#### DATASET CONTENT
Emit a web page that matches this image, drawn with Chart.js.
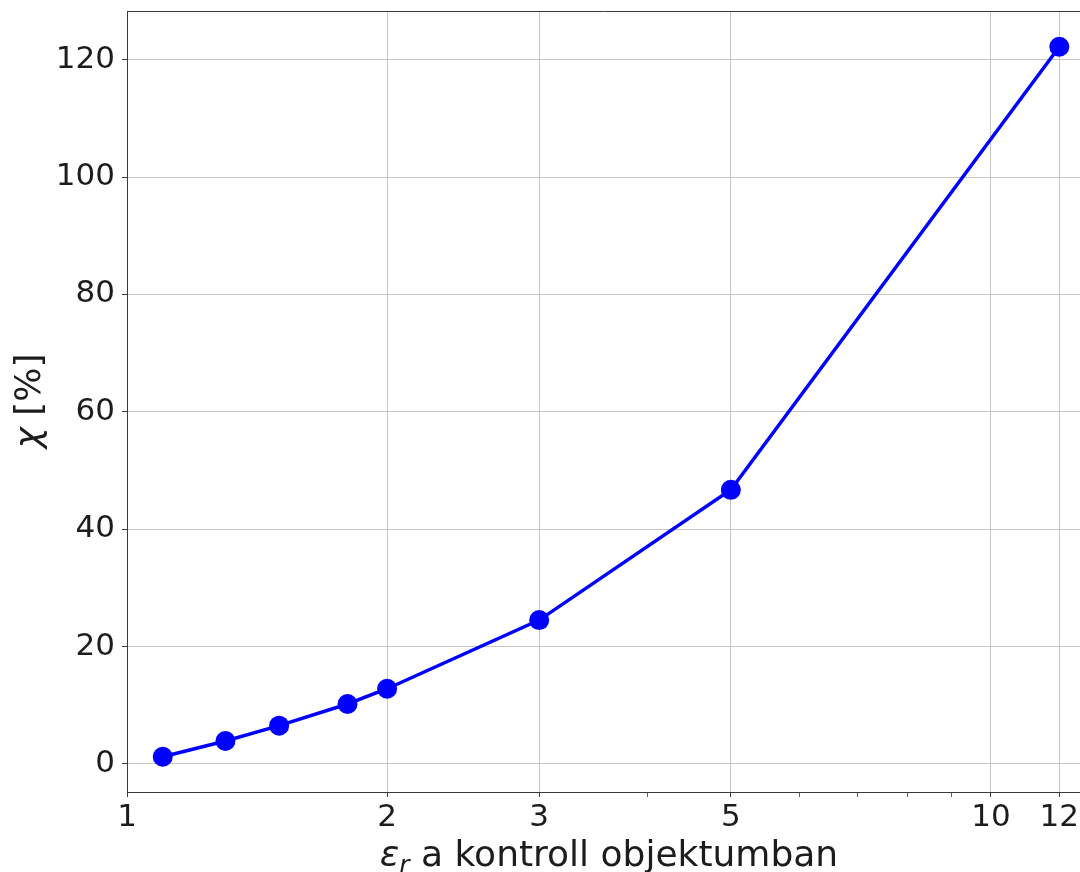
<!DOCTYPE html>
<html>
<head>
<meta charset="utf-8">
<script src="https://cdn.jsdelivr.net/npm/chart.js@4.4.0/dist/chart.umd.min.js"></script>
<style>
  html, body { margin: 0; padding: 0; background: #fff; }
  #wrap { width: 1080px; height: 872px; }
</style>
</head>
<body>
<div id="wrap"><canvas id="chiChart" width="1080" height="872"></canvas></div>
<script>
// values
const epsR = [1.1, 1.3, 1.5, 1.8, 2, 3, 5, 12];
const chi = [1.2, 3.9, 6.5, 10.2, 12.8, 24.5, 46.7, 122.2];
const xTicks = [1, 2, 3, 5, 10, 12];
const xMinorTicks = [4, 6, 7, 8, 9];
const yTicks = [0, 20, 40, 60, 80, 100, 120];

const FONT = 'DejaVu Sans';
const TEXT = '#1c1c1c';
const SPINE = '#3a3a3a';
const GRID = '#c6c6c6';

// top spine + axis titles (mathtext-style epsilon_r and chi)
const extras = {
  id: 'extras',
  afterDraw(chart) {
    const { ctx, chartArea } = chart;
    ctx.save();
    ctx.strokeStyle = SPINE;
    ctx.lineWidth = 1;
    ctx.beginPath();
    ctx.moveTo(chartArea.left, chartArea.top + 0.5);
    ctx.lineTo(chartArea.right, chartArea.top + 0.5);
    ctx.stroke();

    ctx.fillStyle = TEXT;
    ctx.textBaseline = 'alphabetic';
    ctx.textAlign = 'left';

    // x title
    const big = '36px "' + FONT + '"';
    const bigIt = 'italic 36px "' + FONT + '"';
    const subIt = 'italic 25px "' + FONT + '"';
    const rest = ' a kontroll objektumban';
    ctx.font = bigIt; const wE = ctx.measureText('ε').width;
    ctx.font = subIt; const wR = ctx.measureText('r').width;
    ctx.font = big; const wRest = ctx.measureText(rest).width;
    let x = 609 - (wE + wR + wRest) / 2;
    const base = 866;
    ctx.font = bigIt; ctx.fillText('ε', x, base); x += wE;
    ctx.font = subIt; ctx.fillText('r', x, base + 7); x += wR;
    ctx.font = big; ctx.fillText(rest, x, base);

    // y title
    ctx.translate(40, 401);
    ctx.rotate(-Math.PI / 2);
    ctx.font = bigIt; const wC = ctx.measureText('χ').width;
    ctx.font = big; const wP = ctx.measureText(' [%]').width;
    let yx = -(wC + wP) / 2;
    ctx.font = bigIt; ctx.fillText('χ', yx, 0); yx += wC;
    ctx.font = big; ctx.fillText(' [%]', yx, 0);
    ctx.restore();
  }
};

new Chart(document.getElementById('chiChart').getContext('2d'), {
  type: 'scatter',
  data: {
    datasets: [{
      data: epsR.map((v, i) => ({ x: v, y: chi[i] })),
      showLine: true,
      borderColor: '#0000ff',
      borderWidth: 3.5,
      pointRadius: 10,
      pointBackgroundColor: '#0000ff',
      pointBorderWidth: 0,
      clip: false
    }]
  },
  options: {
    responsive: false,
    animation: false,
    devicePixelRatio: 1,
    layout: { autoPadding: false, padding: { top: 11, right: 0, left: 0, bottom: 0 } },
    plugins: { legend: { display: false }, tooltip: { enabled: false } },
    scales: {
      x: {
        type: 'logarithmic',
        min: 1,
        max: 12.68,
        afterBuildTicks: s => {
          s.ticks = xTicks.concat(xMinorTicks).sort((a, b) => a - b).map(v => ({ value: v }));
        },
        afterFit: s => {
          s.height = 80;
          s.paddingLeft = 0;
          s.paddingRight = 0;
        },
        ticks: {
          autoSkip: false,
          maxRotation: 0,
          padding: 2,
          color: TEXT,
          font: { family: FONT, size: 31 },
          callback: v => xTicks.includes(v) ? String(v) : ''
        },
        grid: {
          color: c => (c.tick && xTicks.includes(c.tick.value)) ? GRID : 'rgba(0,0,0,0)',
          lineWidth: 1,
          tickColor: SPINE,
          tickWidth: c => (c.tick && xTicks.includes(c.tick.value)) ? 1 : 0.8,
          tickLength: 5
        },
        border: { color: SPINE, width: 1 }
      },
      y: {
        min: -4.8,
        max: 128.3,
        afterBuildTicks: s => {
          s.ticks = yTicks.map(v => ({ value: v }));
        },
        afterFit: s => {
          s.width = 127;
          s.paddingTop = 0;
          s.paddingBottom = 0;
        },
        ticks: {
          padding: 7,
          color: TEXT,
          font: { family: FONT, size: 31 }
        },
        grid: { color: GRID, lineWidth: 1, tickColor: SPINE, tickLength: 5 },
        border: { color: SPINE, width: 1 }
      }
    }
  },
  plugins: [extras]
});
</script>
</body>
</html>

#### AIM OF THE EXERCISE
Reproduce the material above verbatim; omit every picture.

#### SOLUTION TO THE PROBLEM
Emit a web page that matches this image, drawn with Chart.js.
<!DOCTYPE html>
<html>
<head>
<meta charset="utf-8">
<script src="https://cdn.jsdelivr.net/npm/chart.js@4.4.0/dist/chart.umd.min.js"></script>
<style>
  html, body { margin: 0; padding: 0; background: #fff; }
  #wrap { width: 1080px; height: 872px; }
</style>
</head>
<body>
<div id="wrap"><canvas id="chiChart" width="1080" height="872"></canvas></div>
<script>
// values
const epsR = [1.1, 1.3, 1.5, 1.8, 2, 3, 5, 12];
const chi = [1.2, 3.9, 6.5, 10.2, 12.8, 24.5, 46.7, 122.2];
const xTicks = [1, 2, 3, 5, 10, 12];
const xMinorTicks = [4, 6, 7, 8, 9];
const yTicks = [0, 20, 40, 60, 80, 100, 120];

const FONT = 'DejaVu Sans';
const TEXT = '#1c1c1c';
const SPINE = '#3a3a3a';
const GRID = '#c6c6c6';

// top spine + axis titles (mathtext-style epsilon_r and chi)
const extras = {
  id: 'extras',
  afterDraw(chart) {
    const { ctx, chartArea } = chart;
    ctx.save();
    ctx.strokeStyle = SPINE;
    ctx.lineWidth = 1;
    ctx.beginPath();
    ctx.moveTo(chartArea.left, chartArea.top + 0.5);
    ctx.lineTo(chartArea.right, chartArea.top + 0.5);
    ctx.stroke();

    ctx.fillStyle = TEXT;
    ctx.textBaseline = 'alphabetic';
    ctx.textAlign = 'left';

    // x title
    const big = '36px "' + FONT + '"';
    const bigIt = 'italic 36px "' + FONT + '"';
    const subIt = 'italic 25px "' + FONT + '"';
    const rest = ' a kontroll objektumban';
    ctx.font = bigIt; const wE = ctx.measureText('ε').width;
    ctx.font = subIt; const wR = ctx.measureText('r').width;
    ctx.font = big; const wRest = ctx.measureText(rest).width;
    let x = 609 - (wE + wR + wRest) / 2;
    const base = 866;
    ctx.font = bigIt; ctx.fillText('ε', x, base); x += wE;
    ctx.font = subIt; ctx.fillText('r', x, base + 7); x += wR;
    ctx.font = big; ctx.fillText(rest, x, base);

    // y title
    ctx.translate(40, 401);
    ctx.rotate(-Math.PI / 2);
    ctx.font = bigIt; const wC = ctx.measureText('χ').width;
    ctx.font = big; const wP = ctx.measureText(' [%]').width;
    let yx = -(wC + wP) / 2;
    ctx.font = bigIt; ctx.fillText('χ', yx, 0); yx += wC;
    ctx.font = big; ctx.fillText(' [%]', yx, 0);
    ctx.restore();
  }
};

new Chart(document.getElementById('chiChart').getContext('2d'), {
  type: 'scatter',
  data: {
    datasets: [{
      data: epsR.map((v, i) => ({ x: v, y: chi[i] })),
      showLine: true,
      borderColor: '#0000ff',
      borderWidth: 3.5,
      pointRadius: 10,
      pointBackgroundColor: '#0000ff',
      pointBorderWidth: 0,
      clip: false
    }]
  },
  options: {
    responsive: false,
    animation: false,
    devicePixelRatio: 1,
    layout: { autoPadding: false, padding: { top: 11, right: 0, left: 0, bottom: 0 } },
    plugins: { legend: { display: false }, tooltip: { enabled: false } },
    scales: {
      x: {
        type: 'logarithmic',
        min: 1,
        max: 12.68,
        afterBuildTicks: s => {
          s.ticks = xTicks.concat(xMinorTicks).sort((a, b) => a - b).map(v => ({ value: v }));
        },
        afterFit: s => {
          s.height = 80;
          s.paddingLeft = 0;
          s.paddingRight = 0;
        },
        ticks: {
          autoSkip: false,
          maxRotation: 0,
          padding: 2,
          color: TEXT,
          font: { family: FONT, size: 31 },
          callback: v => xTicks.includes(v) ? String(v) : ''
        },
        grid: {
          color: c => (c.tick && xTicks.includes(c.tick.value)) ? GRID : 'rgba(0,0,0,0)',
          lineWidth: 1,
          tickColor: SPINE,
          tickWidth: c => (c.tick && xTicks.includes(c.tick.value)) ? 1 : 0.8,
          tickLength: 5
        },
        border: { color: SPINE, width: 1 }
      },
      y: {
        min: -4.8,
        max: 128.3,
        afterBuildTicks: s => {
          s.ticks = yTicks.map(v => ({ value: v }));
        },
        afterFit: s => {
          s.width = 127;
          s.paddingTop = 0;
          s.paddingBottom = 0;
        },
        ticks: {
          padding: 7,
          color: TEXT,
          font: { family: FONT, size: 31 }
        },
        grid: { color: GRID, lineWidth: 1, tickColor: SPINE, tickLength: 5 },
        border: { color: SPINE, width: 1 }
      }
    }
  },
  plugins: [extras]
});
</script>
</body>
</html>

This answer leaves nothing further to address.